Visitors will find Hogfish unchanged so far. It’s a big chickee hut with long tables and benches and sometimes loud live music on weekend nights.

Hogfish Bar and Grill, 6810 Front St., Stock Island; 305-293-4041, www.hogfishbar.com. Entrees: $9-$24.

• Lazy Flamingo, Bokeelia: This cozy little fish shack is on the north end of Pine Island, accessible by boat from Sanibel or Captiva via Pine Island Sound and from Boca Grande, Port Charlotte and Punta Gorda by way of Charlotte Harbor. By car, take US 78 through Cape Coral and Matlacha, then drive north to the Four Winds Marina.

At the Lazy Flamingo, you can either dine outside on the deck overlooking the marina or at the bar and dining room inside. Your first order should be “The Pot,” a bucket of two-dozen clams and oysters steamed in beer with special spices, celery and onions. The menu also includes a delightful conch chowder and a hearty grouper sandwich, among other seafood specialties.

There are three other Lazy Flamingoes in the area — two on Sanibel and one in Fort Myers. We can only vouch for the ambiance in Bokeelia.

Lazy Flamingo, 16501-B Stringfellow Rd., Bokeelia; 239-283-5959. Entrees: $7 to $18.

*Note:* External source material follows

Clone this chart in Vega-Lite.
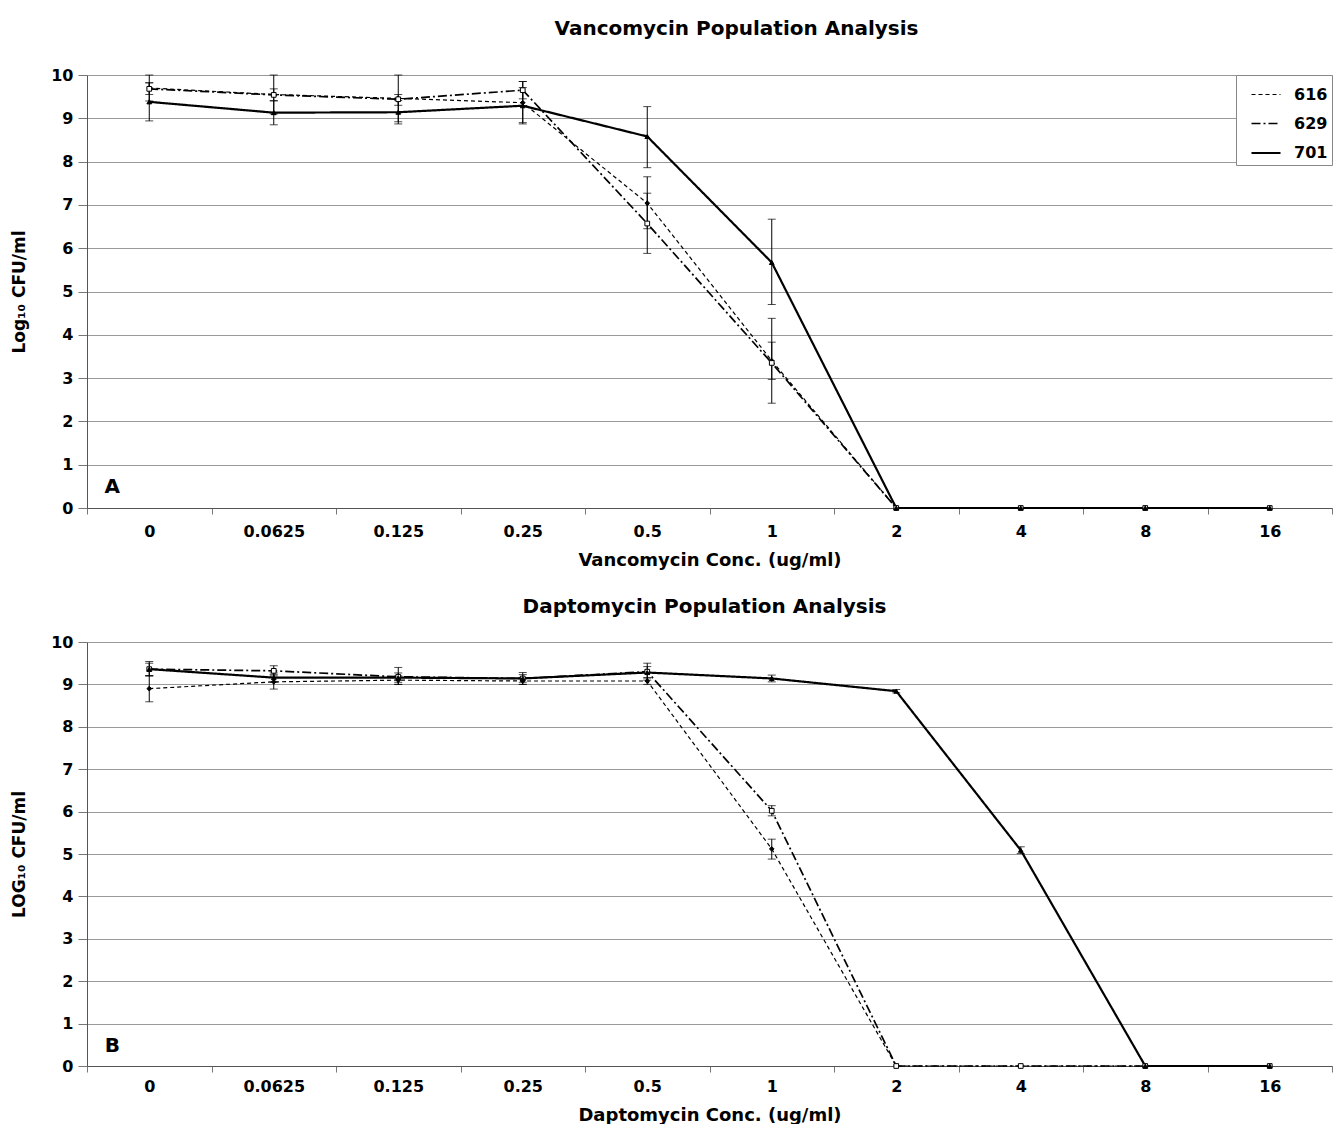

• DJ’s Deck, Port Orange: A favorite dining destination in the Daytona Beach area, DJ’s Deck is your classic seafood and raw bar, and it’s a favorite of locals. You order from the menu at the window and pick it up when it’s ready. Waitresses move through the picnic tables spread across the dock under clusters of tiki huts to refresh your beverages.

The menu is your standard fish shack: fried, grilled or blackened specialties, such as the fish-of-the-day dinner ($12.99), grilled mahi ($13.99) or the fried scallops ($14.99). We never go there without pounding down a bucket of oysters or clams ($19.99) and a bowl of chowder ($4.99).

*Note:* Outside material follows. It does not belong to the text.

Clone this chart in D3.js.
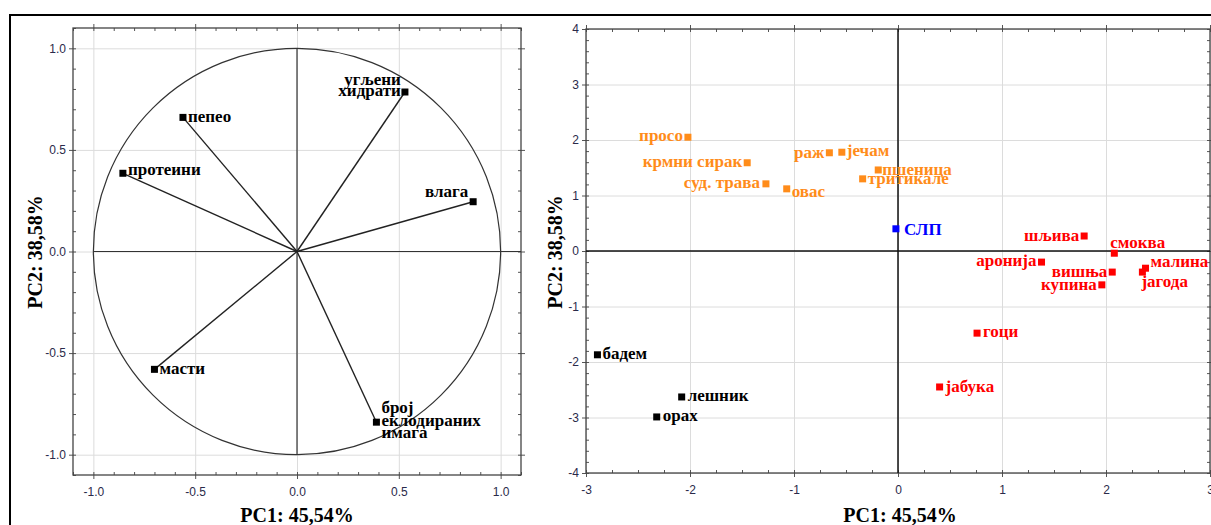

At times, you have to dodge the line of fisherman who sell their catch at the ice house next door, but that adds to the flavor of DJ’s. If you want a slightly less casual indoor dining experience, visit the “Down Under” on the other side of the parking lot.

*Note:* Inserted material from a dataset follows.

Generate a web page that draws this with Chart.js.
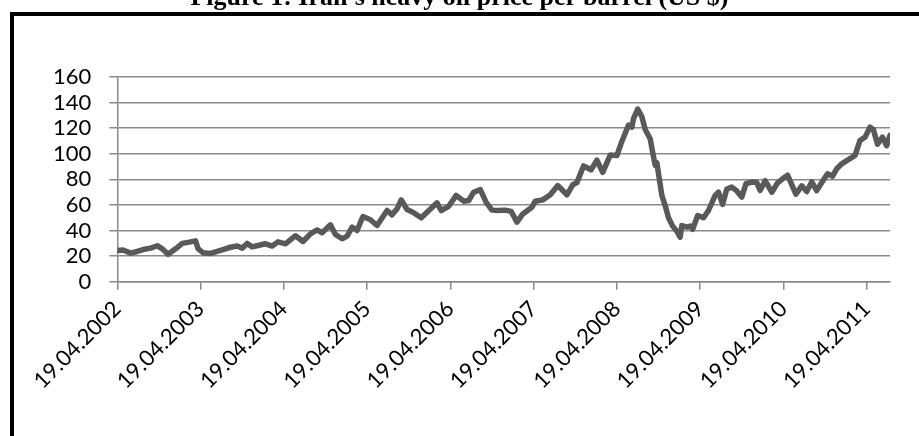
<!DOCTYPE html>
<html>
<head>
<meta charset="utf-8">
<script src="https://cdn.jsdelivr.net/npm/chart.js@4/dist/chart.umd.min.js"></script>
<style>
  body { margin: 0; background: #fff; overflow: hidden; }
  #wrap { position: relative; width: 919px; height: 436px; overflow: hidden; }
  #titulo {
    position: absolute; left: 0; width: 919px; top: -18px; text-align: center;
    font: bold 26px "Liberation Serif", "Times New Roman", serif; color: #000;
  }
  #moldura {
    position: absolute; left: 10px; top: 12px; width: 1000px; height: 1000px;
    border: 4px solid #000; pointer-events: none;
  }
  #grafico { position: absolute; left: 0; top: 0; }
</style>
</head>
<body>
<div id="wrap">
  <canvas id="grafico" width="919" height="436"></canvas>
  <div id="moldura"></div>
  <div id="titulo">Figure 1: Iran's heavy oil price per barrel (US $)</div>
</div>
<script>
// anos desde 19.04.2002 (eixo x) e preco em US$ por barril
var anos = [0.00, 0.07, 0.16, 0.24, 0.31, 0.40, 0.48, 0.54, 0.61, 0.70, 0.78, 0.85, 0.94, 0.97,
  1.03, 1.12, 1.20, 1.27, 1.36, 1.44, 1.50, 1.56, 1.62, 1.69, 1.78, 1.86, 1.93,
  2.02, 2.14, 2.23, 2.32, 2.40, 2.46, 2.56, 2.62, 2.70, 2.76, 2.82, 2.88, 2.95,
  3.04, 3.12, 3.24, 3.30, 3.36, 3.41, 3.48, 3.55, 3.65, 3.72, 3.84, 3.89, 3.98,
  4.07, 4.16, 4.22, 4.28, 4.36, 4.43, 4.50, 4.57, 4.66, 4.73, 4.80, 4.87, 4.98,
  5.02, 5.11, 5.20, 5.29, 5.40, 5.47, 5.52, 5.60, 5.69, 5.76, 5.83, 5.92,
  6.00, 6.05, 6.10, 6.14, 6.18, 6.20, 6.25, 6.30, 6.34, 6.40, 6.43, 6.46, 6.48, 6.52, 6.54, 6.58, 6.62, 6.67, 6.72, 6.76, 6.78, 6.84, 6.88, 6.91, 6.97,
  7.04, 7.10, 7.18, 7.22, 7.27, 7.32, 7.38, 7.44, 7.50, 7.55, 7.62, 7.68, 7.72, 7.78, 7.86, 7.93, 7.99,
  8.05, 8.10, 8.15, 8.22, 8.28, 8.34, 8.40, 8.47, 8.53, 8.59, 8.64, 8.70, 8.77, 8.86, 8.92, 8.98,
  9.04, 9.08, 9.13, 9.19, 9.24, 9.28];

var precos = [24.5, 24.8, 22.4, 23.7, 25.2, 26.3, 28.2, 25.8, 21.5, 25.8, 30.0, 30.8, 32.0, 26.0,
  22.7, 22.2, 23.7, 25.2, 27.0, 28.0, 26.3, 30.0, 27.3, 28.4, 29.7, 27.9, 31.2,
  29.7, 36.0, 31.5, 37.5, 40.5, 38.3, 44.5, 37.0, 33.6, 35.7, 42.7, 40.1, 51.0,
  48.5, 44.0, 55.7, 52.3, 57.0, 64.0, 56.5, 54.4, 50.0, 54.4, 61.7, 55.7, 59.0,
  67.5, 63.0, 63.5, 70.0, 72.0, 62.0, 56.0, 55.7, 56.0, 55.0, 46.6, 53.0, 58.3,
  63.0, 64.0, 68.0, 75.2, 68.0, 75.8, 77.5, 90.5, 87.5, 95.0, 85.5, 99.0,
  98.7, 108.0, 116.0, 122.5, 120.8, 127.5, 135.0, 129.0, 119.0, 111.7, 101.0, 91.0, 93.0, 76.0, 67.5, 59.6, 50.0, 43.5, 39.5, 35.0, 44.0, 42.7, 43.5, 41.0, 51.8,
  50.0, 55.7, 67.5, 70.0, 60.5, 72.5, 74.0, 71.0, 66.2, 76.6, 77.9, 77.5, 71.3, 79.0, 70.0, 77.3, 80.5,
  83.3, 76.0, 68.5, 75.0, 70.5, 78.0, 71.3, 78.5, 84.4, 82.5, 88.3, 92.2, 95.0, 98.7, 110.4, 113.0,
  120.8, 119.0, 107.5, 113.0, 106.3, 114.5];

var anoInicial = 2002;
var rotuloData = '19.04.';
var fonteEixo = { family: 'Lato, "DejaVu Sans", sans-serif', size: 22 };
var corGrade = '#8a8a8a';

var pontos = [];
for (var i = 0; i < anos.length; i++) {
  pontos.push({ x: anos[i], y: precos[i] });
}

var ctx = document.getElementById('grafico');
var grafico = new Chart(ctx, {
  type: 'line',
  data: {
    datasets: [{
      label: 'Iran heavy',
      data: pontos,
      borderColor: '#595959',
      borderWidth: 5.5,
      borderJoinStyle: 'round',
      borderCapStyle: 'round',
      pointRadius: 0,
      tension: 0,
      fill: false
    }]
  },
  options: {
    responsive: false,
    animation: false,
    layout: { padding: { left: 35, top: 77, right: 29, bottom: 36 } },
    plugins: {
      legend: { display: false },
      tooltip: { enabled: false }
    },
    scales: {
      x: {
        type: 'linear',
        min: 0,
        max: 9.28,
        border: { color: corGrade, width: 1.5 },
        grid: { drawOnChartArea: false, drawTicks: true, tickLength: 8, color: corGrade, lineWidth: 1.5 },
        ticks: {
          stepSize: 1,
          includeBounds: false,
          autoSkip: false,
          minRotation: 45,
          maxRotation: 45,
          color: '#000',
          font: fonteEixo,
          padding: 6,
          callback: function(v) { return rotuloData + (anoInicial + v); }
        }
      },
      y: {
        min: 0,
        max: 160,
        border: { color: corGrade, width: 1.5 },
        grid: { tickLength: 8, color: corGrade, lineWidth: 1.5 },
        ticks: { stepSize: 20, autoSkip: false, padding: 18, color: '#000', font: fonteEixo }
      }
    }
  }
});
</script>
</body>
</html>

DJ’s Deck, 79 Dunlawton Ave., Port Orange; 386-760-2277; www.djsdeck.com. Entrees: $9 to $17.

• Alabama Jack’s, Homestead: You know Alabama Jack’s is an authentic Old Florida fish shack because nobody would open a restaurant on Card Sound Road today. Card Sound Road is a toll-road through the mangrove swamps where Miami-Dade County meets Monroe County. It used to be a fishing community, but the only thing left is the ramshackle collection of shacks, docks and barges that constitute Alabama Jack’s.

Don’t be put off by the row of Harleys you’ll probably see out front. While it’s a popular place for motorcyclists out for a weekend destination, the place is full of all sorts of people, including many families whose kids delight in feeding the fish over the railing. On weekend afternoons, crowds build at Alabama Jack’s and country music is performed live on a small stage.

In addition to the ambiance, what keeps folks coming to Alabama Jack’s are the conch fritters, crab cakes and sweet potato fries. Alabama Jack’s is best known for its fried fare, but its conch salad is also popular.

Alabama Jack’s, 58000 Card Sound Rd., Homestead; 305-248-8741. Entrees: $9 to $21.